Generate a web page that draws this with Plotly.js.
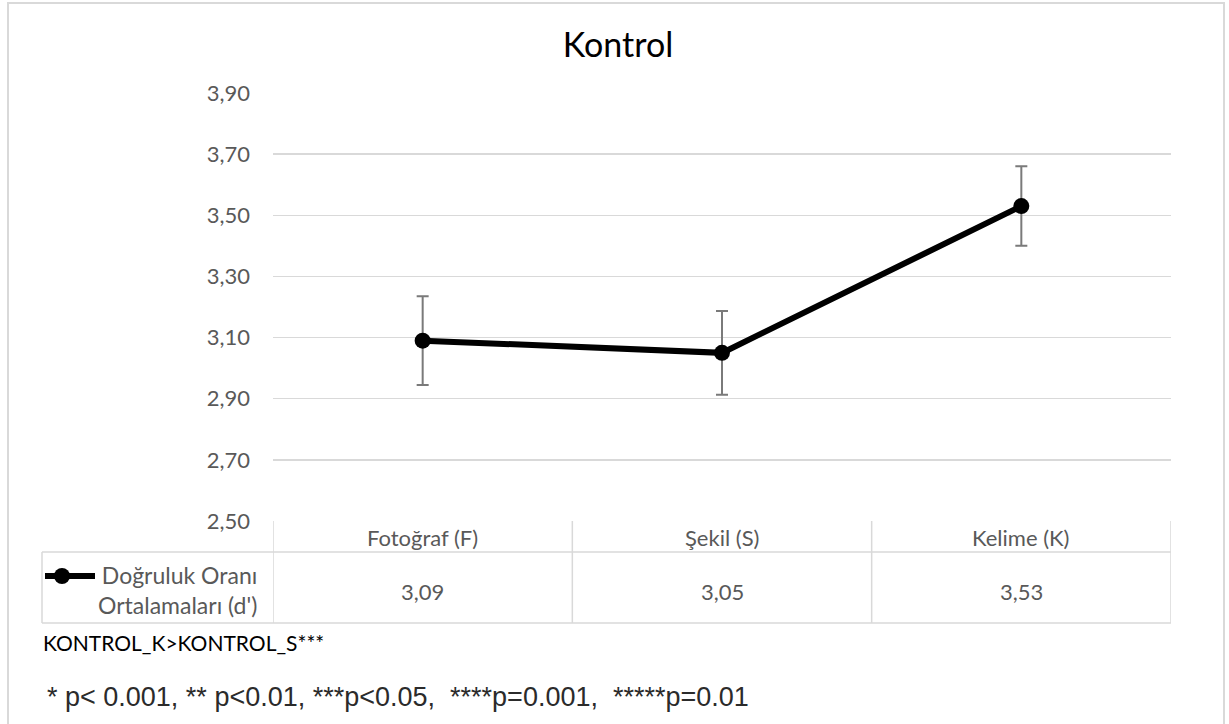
<!DOCTYPE html>
<html>
<head>
<meta charset="utf-8">
<script src="https://cdn.plot.ly/plotly-3.0.1.min.js"></script>
<style>
  html, body { margin: 0; padding: 0; background: #ffffff; }
  #chart { width: 1229px; height: 724px; }
</style>
</head>
<body>
<div id="chart"></div>
<script>
// Mean accuracy (d') per stimulus type, control group
const categories = ['Fotoğraf (F)', 'Şekil (S)', 'Kelime (K)'];
const meanValues = [3.09, 3.05, 3.53];
const errorValues = [0.145, 0.137, 0.13];
const seriesName = "Doğruluk Oranı<br>Ortalamaları (d')";
const yTicks = [2.5, 2.7, 2.9, 3.1, 3.3, 3.5, 3.7, 3.9];
const comparisonNote = 'KONTROL_K>KONTROL_S***';
const significanceNote = '* p< 0.001, ** p<0.01, ***p<0.05,  ****p=0.001,  *****p=0.01';

const W = 1229, H = 724;
const M = { l: 273, r: 58, t: 93, b: 203 };
const plotW = W - M.l - M.r;
const plotH = H - M.t - M.b;

// helpers converting page pixels to paper coordinates
const px = x => (x - M.l) / plotW;
const py = y => (H - M.b - y) / plotH;

const gridColor = '#d9d9d9';
const textGray = '#595959';
const baseFont = 'Lato, "Open Sans", sans-serif';

const fmt = v => v.toFixed(2).replace('.', ',');

const trace = {
  type: 'scatter',
  mode: 'lines+markers',
  x: categories,
  y: meanValues,
  name: seriesName,
  line: { color: '#000000', width: 6 },
  marker: { color: '#000000', size: 16 },
  error_y: {
    type: 'data',
    array: errorValues,
    visible: true,
    color: '#7a7a7a',
    thickness: 2,
    width: 6
  },
  showlegend: false,
  hoverinfo: 'x+y'
};

const shapes = [];
const annotations = [];

// outer chart border
shapes.push({
  type: 'rect', xref: 'paper', yref: 'paper',
  x0: px(8), x1: px(1224), y0: py(740), y1: py(3),
  line: { color: gridColor, width: 2 }, fillcolor: 'rgba(0,0,0,0)', layer: 'below'
});

// data table beneath the axis
const headerBottom = py(552);
const tableBottom = py(623);
const tableLeft = px(42);
const colEdges = [-0.5, 0.5, 1.5, 2.5];
colEdges.forEach(xe => {
  shapes.push({
    type: 'line', xref: 'x', yref: 'paper',
    x0: xe, x1: xe, y0: 0, y1: tableBottom,
    line: { color: gridColor, width: 1.5 }
  });
});
[headerBottom, tableBottom].forEach(yy => {
  shapes.push({
    type: 'line', xref: 'paper', yref: 'paper',
    x0: tableLeft, x1: 1, y0: yy, y1: yy,
    line: { color: gridColor, width: 1.5 }
  });
});
shapes.push({
  type: 'line', xref: 'paper', yref: 'paper',
  x0: tableLeft, x1: tableLeft, y0: headerBottom, y1: tableBottom,
  line: { color: gridColor, width: 1.5 }
});

// header cells and value cells
categories.forEach((c, i) => {
  annotations.push({
    xref: 'x', yref: 'paper', x: c, y: py(537),
    text: c, showarrow: false, xanchor: 'center', yanchor: 'middle',
    font: { family: baseFont, size: 22, color: textGray }
  });
  annotations.push({
    xref: 'x', yref: 'paper', x: c, y: py(591),
    text: fmt(meanValues[i]), showarrow: false, xanchor: 'center', yanchor: 'middle',
    font: { family: baseFont, size: 22, color: textGray }
  });
});

// series key inside the table
shapes.push({
  type: 'line', xref: 'paper', yref: 'paper',
  x0: px(45), x1: px(95), y0: py(576), y1: py(576),
  line: { color: '#000000', width: 6 }
});
shapes.push({
  type: 'circle', xref: 'paper', yref: 'paper',
  xsizemode: 'pixel', ysizemode: 'pixel',
  xanchor: px(62), yanchor: py(576),
  x0: -8, x1: 8, y0: -8, y1: 8,
  fillcolor: '#000000', line: { color: '#000000', width: 0 }
});
annotations.push({
  xref: 'paper', yref: 'paper', x: px(258), y: py(590),
  text: seriesName, showarrow: false, xanchor: 'right', yanchor: 'middle', align: 'right',
  borderpad: 0,
  font: { family: baseFont, size: 23, color: textGray }
});

// notes under the chart
annotations.push({
  xref: 'paper', yref: 'paper', x: px(42), y: py(642),
  text: comparisonNote, showarrow: false, xanchor: 'left', yanchor: 'middle',
  borderpad: 0,
  font: { family: baseFont, size: 21, color: '#000000' }
});
annotations.push({
  xref: 'paper', yref: 'paper', x: px(46), y: py(697),
  text: significanceNote, showarrow: false, xanchor: 'left', yanchor: 'middle',
  borderpad: 0,
  font: { family: '"Liberation Sans", Arial, sans-serif', size: 27, color: '#2b2b2b' }
});

const layout = {
  width: W, height: H,
  margin: M,
  paper_bgcolor: '#ffffff',
  plot_bgcolor: '#ffffff',
  separators: ',.',
  title: {
    text: 'Kontrol',
    x: 618 / W, xref: 'container', xanchor: 'center',
    y: 1 - 45 / H, yref: 'container', yanchor: 'middle',
    font: { family: baseFont, size: 34, color: '#000000' }
  },
  xaxis: {
    type: 'category',
    range: [-0.5, 2.5],
    showticklabels: false,
    showgrid: false,
    zeroline: false,
    showline: false,
    ticks: ''
  },
  yaxis: {
    range: [2.5, 3.9],
    tickvals: yTicks,
    ticktext: yTicks.map(fmt),
    showgrid: true,
    gridcolor: gridColor,
    gridwidth: 1.5,
    zeroline: false,
    showline: false,
    ticks: '',
    ticklabelstandoff: 22,
    tickfont: { family: baseFont, size: 22, color: textGray }
  },
  shapes: shapes,
  annotations: annotations,
  showlegend: false
};

Plotly.newPlot('chart', [trace], layout, { displayModeBar: false, staticPlot: true });
</script>
</body>
</html>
============================================================
STATED TASK :: The data above should be repeated exactly, minus any pictures.

THE ANSWER ::
Generate a web page that draws this with Plotly.js.
<!DOCTYPE html>
<html>
<head>
<meta charset="utf-8">
<script src="https://cdn.plot.ly/plotly-3.0.1.min.js"></script>
<style>
  html, body { margin: 0; padding: 0; background: #ffffff; }
  #chart { width: 1229px; height: 724px; }
</style>
</head>
<body>
<div id="chart"></div>
<script>
// Mean accuracy (d') per stimulus type, control group
const categories = ['Fotoğraf (F)', 'Şekil (S)', 'Kelime (K)'];
const meanValues = [3.09, 3.05, 3.53];
const errorValues = [0.145, 0.137, 0.13];
const seriesName = "Doğruluk Oranı<br>Ortalamaları (d')";
const yTicks = [2.5, 2.7, 2.9, 3.1, 3.3, 3.5, 3.7, 3.9];
const comparisonNote = 'KONTROL_K>KONTROL_S***';
const significanceNote = '* p< 0.001, ** p<0.01, ***p<0.05,  ****p=0.001,  *****p=0.01';

const W = 1229, H = 724;
const M = { l: 273, r: 58, t: 93, b: 203 };
const plotW = W - M.l - M.r;
const plotH = H - M.t - M.b;

// helpers converting page pixels to paper coordinates
const px = x => (x - M.l) / plotW;
const py = y => (H - M.b - y) / plotH;

const gridColor = '#d9d9d9';
const textGray = '#595959';
const baseFont = 'Lato, "Open Sans", sans-serif';

const fmt = v => v.toFixed(2).replace('.', ',');

const trace = {
  type: 'scatter',
  mode: 'lines+markers',
  x: categories,
  y: meanValues,
  name: seriesName,
  line: { color: '#000000', width: 6 },
  marker: { color: '#000000', size: 16 },
  error_y: {
    type: 'data',
    array: errorValues,
    visible: true,
    color: '#7a7a7a',
    thickness: 2,
    width: 6
  },
  showlegend: false,
  hoverinfo: 'x+y'
};

const shapes = [];
const annotations = [];

// outer chart border
shapes.push({
  type: 'rect', xref: 'paper', yref: 'paper',
  x0: px(8), x1: px(1224), y0: py(740), y1: py(3),
  line: { color: gridColor, width: 2 }, fillcolor: 'rgba(0,0,0,0)', layer: 'below'
});

// data table beneath the axis
const headerBottom = py(552);
const tableBottom = py(623);
const tableLeft = px(42);
const colEdges = [-0.5, 0.5, 1.5, 2.5];
colEdges.forEach(xe => {
  shapes.push({
    type: 'line', xref: 'x', yref: 'paper',
    x0: xe, x1: xe, y0: 0, y1: tableBottom,
    line: { color: gridColor, width: 1.5 }
  });
});
[headerBottom, tableBottom].forEach(yy => {
  shapes.push({
    type: 'line', xref: 'paper', yref: 'paper',
    x0: tableLeft, x1: 1, y0: yy, y1: yy,
    line: { color: gridColor, width: 1.5 }
  });
});
shapes.push({
  type: 'line', xref: 'paper', yref: 'paper',
  x0: tableLeft, x1: tableLeft, y0: headerBottom, y1: tableBottom,
  line: { color: gridColor, width: 1.5 }
});

// header cells and value cells
categories.forEach((c, i) => {
  annotations.push({
    xref: 'x', yref: 'paper', x: c, y: py(537),
    text: c, showarrow: false, xanchor: 'center', yanchor: 'middle',
    font: { family: baseFont, size: 22, color: textGray }
  });
  annotations.push({
    xref: 'x', yref: 'paper', x: c, y: py(591),
    text: fmt(meanValues[i]), showarrow: false, xanchor: 'center', yanchor: 'middle',
    font: { family: baseFont, size: 22, color: textGray }
  });
});

// series key inside the table
shapes.push({
  type: 'line', xref: 'paper', yref: 'paper',
  x0: px(45), x1: px(95), y0: py(576), y1: py(576),
  line: { color: '#000000', width: 6 }
});
shapes.push({
  type: 'circle', xref: 'paper', yref: 'paper',
  xsizemode: 'pixel', ysizemode: 'pixel',
  xanchor: px(62), yanchor: py(576),
  x0: -8, x1: 8, y0: -8, y1: 8,
  fillcolor: '#000000', line: { color: '#000000', width: 0 }
});
annotations.push({
  xref: 'paper', yref: 'paper', x: px(258), y: py(590),
  text: seriesName, showarrow: false, xanchor: 'right', yanchor: 'middle', align: 'right',
  borderpad: 0,
  font: { family: baseFont, size: 23, color: textGray }
});

// notes under the chart
annotations.push({
  xref: 'paper', yref: 'paper', x: px(42), y: py(642),
  text: comparisonNote, showarrow: false, xanchor: 'left', yanchor: 'middle',
  borderpad: 0,
  font: { family: baseFont, size: 21, color: '#000000' }
});
annotations.push({
  xref: 'paper', yref: 'paper', x: px(46), y: py(697),
  text: significanceNote, showarrow: false, xanchor: 'left', yanchor: 'middle',
  borderpad: 0,
  font: { family: '"Liberation Sans", Arial, sans-serif', size: 27, color: '#2b2b2b' }
});

const layout = {
  width: W, height: H,
  margin: M,
  paper_bgcolor: '#ffffff',
  plot_bgcolor: '#ffffff',
  separators: ',.',
  title: {
    text: 'Kontrol',
    x: 618 / W, xref: 'container', xanchor: 'center',
    y: 1 - 45 / H, yref: 'container', yanchor: 'middle',
    font: { family: baseFont, size: 34, color: '#000000' }
  },
  xaxis: {
    type: 'category',
    range: [-0.5, 2.5],
    showticklabels: false,
    showgrid: false,
    zeroline: false,
    showline: false,
    ticks: ''
  },
  yaxis: {
    range: [2.5, 3.9],
    tickvals: yTicks,
    ticktext: yTicks.map(fmt),
    showgrid: true,
    gridcolor: gridColor,
    gridwidth: 1.5,
    zeroline: false,
    showline: false,
    ticks: '',
    ticklabelstandoff: 22,
    tickfont: { family: baseFont, size: 22, color: textGray }
  },
  shapes: shapes,
  annotations: annotations,
  showlegend: false
};

Plotly.newPlot('chart', [trace], layout, { displayModeBar: false, staticPlot: true });
</script>
</body>
</html>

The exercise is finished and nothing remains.